Take every line from the first down to the line with "plt.rcParams['font.family'] = ['Liberation" and set it down exactly, without the pictures.

▸ **INFORMATION SHOWN**
- - - - -

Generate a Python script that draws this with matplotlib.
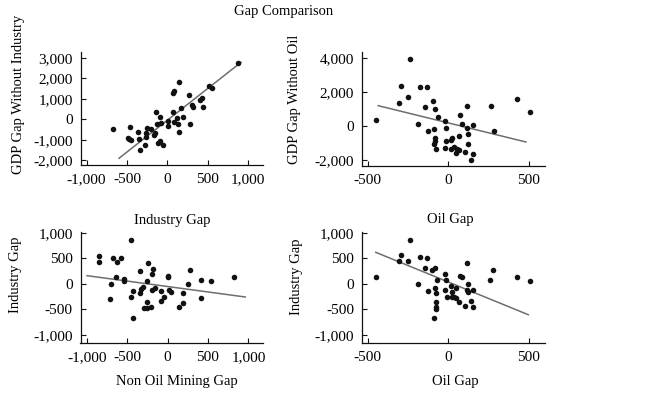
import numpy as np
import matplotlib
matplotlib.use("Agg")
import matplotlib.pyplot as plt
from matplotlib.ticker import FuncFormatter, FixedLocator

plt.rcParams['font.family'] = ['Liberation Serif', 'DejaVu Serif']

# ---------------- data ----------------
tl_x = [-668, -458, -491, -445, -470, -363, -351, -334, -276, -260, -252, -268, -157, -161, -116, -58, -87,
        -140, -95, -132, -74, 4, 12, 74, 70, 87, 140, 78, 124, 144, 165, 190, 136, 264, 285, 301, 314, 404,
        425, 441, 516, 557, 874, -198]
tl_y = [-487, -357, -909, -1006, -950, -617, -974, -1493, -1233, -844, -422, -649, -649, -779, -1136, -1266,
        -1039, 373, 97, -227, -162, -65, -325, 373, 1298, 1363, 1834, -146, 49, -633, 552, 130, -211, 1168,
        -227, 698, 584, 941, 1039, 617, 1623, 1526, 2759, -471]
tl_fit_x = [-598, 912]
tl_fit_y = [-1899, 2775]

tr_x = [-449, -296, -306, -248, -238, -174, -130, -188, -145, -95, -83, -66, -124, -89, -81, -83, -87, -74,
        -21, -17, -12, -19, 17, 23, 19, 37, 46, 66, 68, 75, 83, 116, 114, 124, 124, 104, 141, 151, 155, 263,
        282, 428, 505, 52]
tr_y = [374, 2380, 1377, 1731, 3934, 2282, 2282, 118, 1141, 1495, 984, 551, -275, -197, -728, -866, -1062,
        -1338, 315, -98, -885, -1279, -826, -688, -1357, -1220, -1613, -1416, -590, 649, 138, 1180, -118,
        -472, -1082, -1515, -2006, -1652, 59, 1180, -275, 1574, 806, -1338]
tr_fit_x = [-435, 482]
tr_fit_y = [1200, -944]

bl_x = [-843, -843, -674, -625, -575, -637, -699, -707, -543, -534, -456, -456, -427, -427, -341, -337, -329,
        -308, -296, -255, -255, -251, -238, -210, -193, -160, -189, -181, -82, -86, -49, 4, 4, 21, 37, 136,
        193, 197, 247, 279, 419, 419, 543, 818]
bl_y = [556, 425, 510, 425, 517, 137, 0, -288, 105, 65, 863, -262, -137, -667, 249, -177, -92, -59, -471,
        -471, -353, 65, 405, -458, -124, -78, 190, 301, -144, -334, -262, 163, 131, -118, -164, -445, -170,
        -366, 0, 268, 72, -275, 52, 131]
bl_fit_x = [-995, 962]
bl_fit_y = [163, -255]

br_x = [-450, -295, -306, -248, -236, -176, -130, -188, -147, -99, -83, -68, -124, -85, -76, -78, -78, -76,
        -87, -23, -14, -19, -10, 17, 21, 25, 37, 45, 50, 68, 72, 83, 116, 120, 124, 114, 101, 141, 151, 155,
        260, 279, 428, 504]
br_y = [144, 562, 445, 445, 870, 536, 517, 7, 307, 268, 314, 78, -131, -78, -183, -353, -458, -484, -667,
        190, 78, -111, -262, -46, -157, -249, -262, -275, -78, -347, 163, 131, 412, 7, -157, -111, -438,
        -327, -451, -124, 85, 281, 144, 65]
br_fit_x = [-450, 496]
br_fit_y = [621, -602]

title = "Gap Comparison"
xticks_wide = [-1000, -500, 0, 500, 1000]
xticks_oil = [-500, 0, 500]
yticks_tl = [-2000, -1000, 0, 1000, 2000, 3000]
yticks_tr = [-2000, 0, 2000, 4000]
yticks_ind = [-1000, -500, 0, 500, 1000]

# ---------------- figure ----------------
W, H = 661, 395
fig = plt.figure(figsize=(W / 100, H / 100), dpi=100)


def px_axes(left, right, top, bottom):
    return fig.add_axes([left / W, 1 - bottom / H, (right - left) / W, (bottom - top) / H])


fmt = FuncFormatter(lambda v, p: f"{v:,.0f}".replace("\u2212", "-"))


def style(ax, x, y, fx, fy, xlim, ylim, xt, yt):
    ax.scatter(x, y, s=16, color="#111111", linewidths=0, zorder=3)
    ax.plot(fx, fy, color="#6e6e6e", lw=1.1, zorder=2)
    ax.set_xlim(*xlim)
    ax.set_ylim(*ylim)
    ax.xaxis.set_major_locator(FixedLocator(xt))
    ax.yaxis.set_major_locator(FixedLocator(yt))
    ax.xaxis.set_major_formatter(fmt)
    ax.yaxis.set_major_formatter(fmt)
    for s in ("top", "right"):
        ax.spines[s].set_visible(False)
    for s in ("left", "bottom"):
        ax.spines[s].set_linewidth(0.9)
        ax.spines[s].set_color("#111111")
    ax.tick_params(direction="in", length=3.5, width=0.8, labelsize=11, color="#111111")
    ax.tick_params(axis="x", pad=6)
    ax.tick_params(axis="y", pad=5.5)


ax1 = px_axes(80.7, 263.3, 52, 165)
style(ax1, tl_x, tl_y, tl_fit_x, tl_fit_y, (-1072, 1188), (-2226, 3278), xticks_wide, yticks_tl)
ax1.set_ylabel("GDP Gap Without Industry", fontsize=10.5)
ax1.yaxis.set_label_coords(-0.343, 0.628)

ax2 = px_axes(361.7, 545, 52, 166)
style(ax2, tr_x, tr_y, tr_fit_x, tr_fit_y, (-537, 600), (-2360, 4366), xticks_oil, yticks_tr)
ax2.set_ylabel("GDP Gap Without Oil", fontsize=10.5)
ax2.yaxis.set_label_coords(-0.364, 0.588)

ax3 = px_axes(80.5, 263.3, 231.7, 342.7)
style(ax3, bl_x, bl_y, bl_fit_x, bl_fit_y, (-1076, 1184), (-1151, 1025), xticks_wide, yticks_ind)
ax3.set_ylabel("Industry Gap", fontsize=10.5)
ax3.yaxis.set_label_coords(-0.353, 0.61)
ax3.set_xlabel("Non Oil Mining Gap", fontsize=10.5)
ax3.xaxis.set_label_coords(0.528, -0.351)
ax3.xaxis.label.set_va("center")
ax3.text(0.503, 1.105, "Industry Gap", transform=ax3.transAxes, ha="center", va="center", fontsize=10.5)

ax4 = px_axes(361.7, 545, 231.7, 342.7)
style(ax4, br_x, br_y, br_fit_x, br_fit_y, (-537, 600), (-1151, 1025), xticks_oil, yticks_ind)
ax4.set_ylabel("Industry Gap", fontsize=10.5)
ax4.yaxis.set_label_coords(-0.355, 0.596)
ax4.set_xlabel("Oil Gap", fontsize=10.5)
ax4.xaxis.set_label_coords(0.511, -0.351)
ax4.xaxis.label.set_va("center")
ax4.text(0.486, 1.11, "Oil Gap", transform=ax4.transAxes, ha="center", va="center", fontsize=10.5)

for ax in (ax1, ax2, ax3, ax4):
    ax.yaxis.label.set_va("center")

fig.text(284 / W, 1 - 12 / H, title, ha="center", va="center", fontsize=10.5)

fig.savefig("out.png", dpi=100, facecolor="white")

- - - - -

▸ **FINAL ANSWER**
Generate a Python script that draws this with matplotlib.
import numpy as np
import matplotlib
matplotlib.use("Agg")
import matplotlib.pyplot as plt
from matplotlib.ticker import FuncFormatter, FixedLocator

plt.rcParams['font.family'] = ['Liberation Serif', 'DejaVu Serif']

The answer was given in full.